By 11 October 1987, the roster had been drastically altered, with Gippslander trips spread across rosters 5 (Saturdays, ACN-BRN-BN), 21 (Sundays, ACZ-BRS-BS-BS-BS) and 25 (Weekdays, ACZ-BRS-BZ-BZ), mixed in with other services to South Geelong and interfacing with rosters 1, 9 and 26 that also operated to and from Bairnsdale. Another roster was implemented on 8 May 1988, with various cascading changes resulting in N-class carriages being used exclusively on the Gippslander: Run 12 ran weekdays, Run 5 on Saturdays, and Runs 4 and 12 combined ran Sundays for a double-length consist.
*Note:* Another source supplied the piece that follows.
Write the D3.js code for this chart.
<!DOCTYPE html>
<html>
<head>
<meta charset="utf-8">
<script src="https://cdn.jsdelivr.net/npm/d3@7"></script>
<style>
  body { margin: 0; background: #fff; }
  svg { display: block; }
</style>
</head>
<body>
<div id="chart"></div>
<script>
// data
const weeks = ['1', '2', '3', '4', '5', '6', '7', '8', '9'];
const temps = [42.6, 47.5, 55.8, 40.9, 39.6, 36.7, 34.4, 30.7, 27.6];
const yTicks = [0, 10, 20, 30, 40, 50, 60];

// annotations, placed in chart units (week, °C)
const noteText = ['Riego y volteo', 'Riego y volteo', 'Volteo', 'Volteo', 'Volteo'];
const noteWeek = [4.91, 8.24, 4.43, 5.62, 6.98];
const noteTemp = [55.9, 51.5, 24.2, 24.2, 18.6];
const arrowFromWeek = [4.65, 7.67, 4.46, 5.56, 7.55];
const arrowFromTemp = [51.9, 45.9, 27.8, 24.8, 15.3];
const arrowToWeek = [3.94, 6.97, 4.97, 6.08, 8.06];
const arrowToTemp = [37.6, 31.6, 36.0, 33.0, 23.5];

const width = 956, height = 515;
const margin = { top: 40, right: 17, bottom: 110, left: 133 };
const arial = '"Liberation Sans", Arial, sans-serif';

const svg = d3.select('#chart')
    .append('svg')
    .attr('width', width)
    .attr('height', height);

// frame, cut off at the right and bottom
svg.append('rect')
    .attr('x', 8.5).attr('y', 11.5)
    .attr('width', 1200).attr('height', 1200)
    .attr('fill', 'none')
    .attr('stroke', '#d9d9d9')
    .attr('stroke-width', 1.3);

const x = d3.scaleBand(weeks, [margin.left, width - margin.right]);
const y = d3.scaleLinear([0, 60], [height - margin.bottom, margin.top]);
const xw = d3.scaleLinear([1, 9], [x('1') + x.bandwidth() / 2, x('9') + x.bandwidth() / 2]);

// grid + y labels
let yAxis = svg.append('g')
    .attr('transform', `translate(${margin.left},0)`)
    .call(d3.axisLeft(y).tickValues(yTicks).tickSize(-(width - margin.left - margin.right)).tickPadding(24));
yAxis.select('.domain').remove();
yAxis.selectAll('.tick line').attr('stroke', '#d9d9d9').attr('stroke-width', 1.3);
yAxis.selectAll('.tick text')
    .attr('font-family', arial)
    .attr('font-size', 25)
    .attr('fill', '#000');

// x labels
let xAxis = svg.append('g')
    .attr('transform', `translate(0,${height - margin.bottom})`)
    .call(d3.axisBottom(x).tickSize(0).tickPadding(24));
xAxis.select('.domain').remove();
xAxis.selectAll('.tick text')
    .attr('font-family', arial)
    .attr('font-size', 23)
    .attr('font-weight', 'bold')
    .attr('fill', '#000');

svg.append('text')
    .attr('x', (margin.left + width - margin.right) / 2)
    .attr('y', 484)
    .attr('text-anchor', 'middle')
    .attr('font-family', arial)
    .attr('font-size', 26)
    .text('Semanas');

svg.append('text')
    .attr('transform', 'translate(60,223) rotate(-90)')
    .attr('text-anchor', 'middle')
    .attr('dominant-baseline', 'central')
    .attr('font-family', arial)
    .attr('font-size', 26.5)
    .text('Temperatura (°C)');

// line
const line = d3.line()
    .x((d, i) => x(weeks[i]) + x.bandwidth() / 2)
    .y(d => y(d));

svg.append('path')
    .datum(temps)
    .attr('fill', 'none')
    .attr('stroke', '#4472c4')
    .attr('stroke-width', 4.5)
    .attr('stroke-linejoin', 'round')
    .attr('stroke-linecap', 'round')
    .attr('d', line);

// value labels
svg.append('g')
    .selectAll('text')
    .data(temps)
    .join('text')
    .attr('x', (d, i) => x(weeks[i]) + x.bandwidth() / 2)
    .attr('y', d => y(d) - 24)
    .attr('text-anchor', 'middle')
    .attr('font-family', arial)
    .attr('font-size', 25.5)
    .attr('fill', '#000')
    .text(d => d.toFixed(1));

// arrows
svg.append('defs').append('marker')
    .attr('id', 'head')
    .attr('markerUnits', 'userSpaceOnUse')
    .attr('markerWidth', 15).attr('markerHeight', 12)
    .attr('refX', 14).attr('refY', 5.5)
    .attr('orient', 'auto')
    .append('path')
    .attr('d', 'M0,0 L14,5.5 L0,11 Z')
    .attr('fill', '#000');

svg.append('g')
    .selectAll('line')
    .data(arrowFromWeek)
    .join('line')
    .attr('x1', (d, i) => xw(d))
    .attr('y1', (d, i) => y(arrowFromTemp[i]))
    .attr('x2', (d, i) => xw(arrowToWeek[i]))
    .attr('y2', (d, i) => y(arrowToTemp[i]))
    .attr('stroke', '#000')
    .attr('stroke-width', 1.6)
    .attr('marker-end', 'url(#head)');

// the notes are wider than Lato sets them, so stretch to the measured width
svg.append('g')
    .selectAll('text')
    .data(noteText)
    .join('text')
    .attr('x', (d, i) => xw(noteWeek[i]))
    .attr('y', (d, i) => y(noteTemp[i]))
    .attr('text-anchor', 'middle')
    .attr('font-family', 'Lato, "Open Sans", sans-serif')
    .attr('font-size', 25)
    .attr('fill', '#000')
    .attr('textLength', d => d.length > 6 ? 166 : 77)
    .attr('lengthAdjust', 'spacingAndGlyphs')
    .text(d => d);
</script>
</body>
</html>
That roster also showed the weekday Gippslander departing Melbourne at 7:54am.

In 1989, the Avon River bridge at Stratford was reinforced, and a trial run of the Gippslander hauled by locomotive A77 to Bairnsdale was performed on 25 August 1989. From 4 September 1989 some A and N class locomotives were formally permitted to operate over the bridge, and by 13 December 1989 the whole of both fleets were authorised, so locomotive swaps to the lighter T Class engines at Traralgon were no longer required.
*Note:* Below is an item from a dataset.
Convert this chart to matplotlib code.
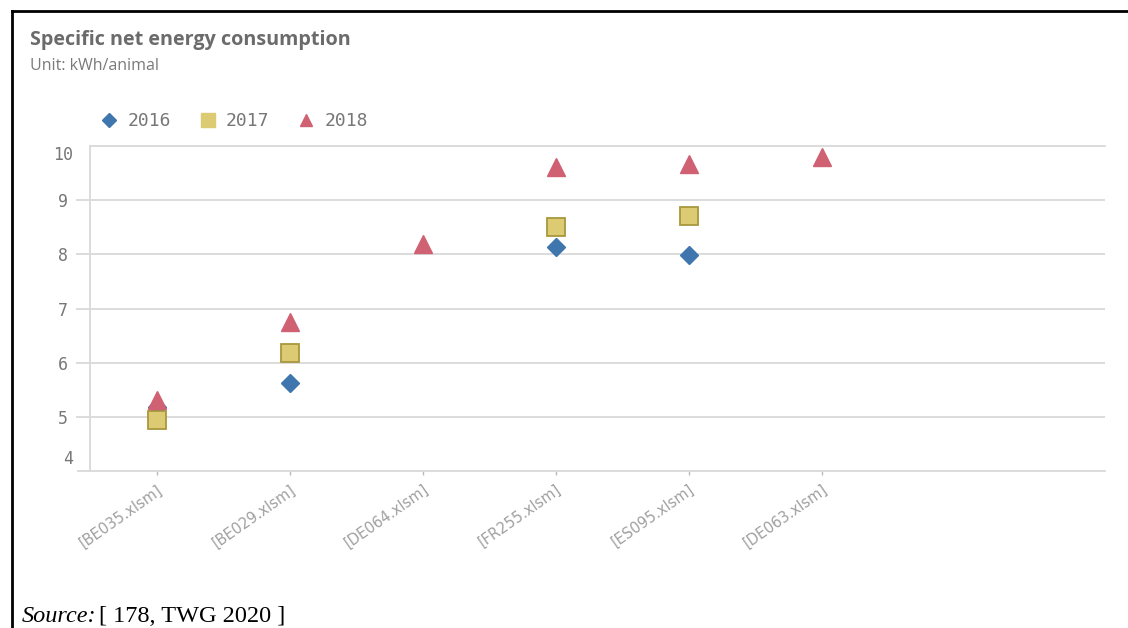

On 20 August 1993, the final Gippslander service ran to Bairnsdale, with road coaches replacing trains beyond Sale. The following passenger train was impounded by the local community at Bairnsdale and not released until a few days after. After that, the Gippslander only operated to and from Sale. On 2 May 2004, services were restored to Bairnsdale, including the Gippslander.

==Modern era==
The Gippslander name continued in use for V/Line intercity services on the line, but no special facilities were provided beyond the standard buffet module. From 26 August 2018, most Bairnsdale passenger trains, including morning outbound and afternoon inbound trips, were replaced by standard VLocity sets, which lacked the buffet facilities previously available. The name did not appear on the 1 December 2019 public timetable, although it may have been discontinued earlier.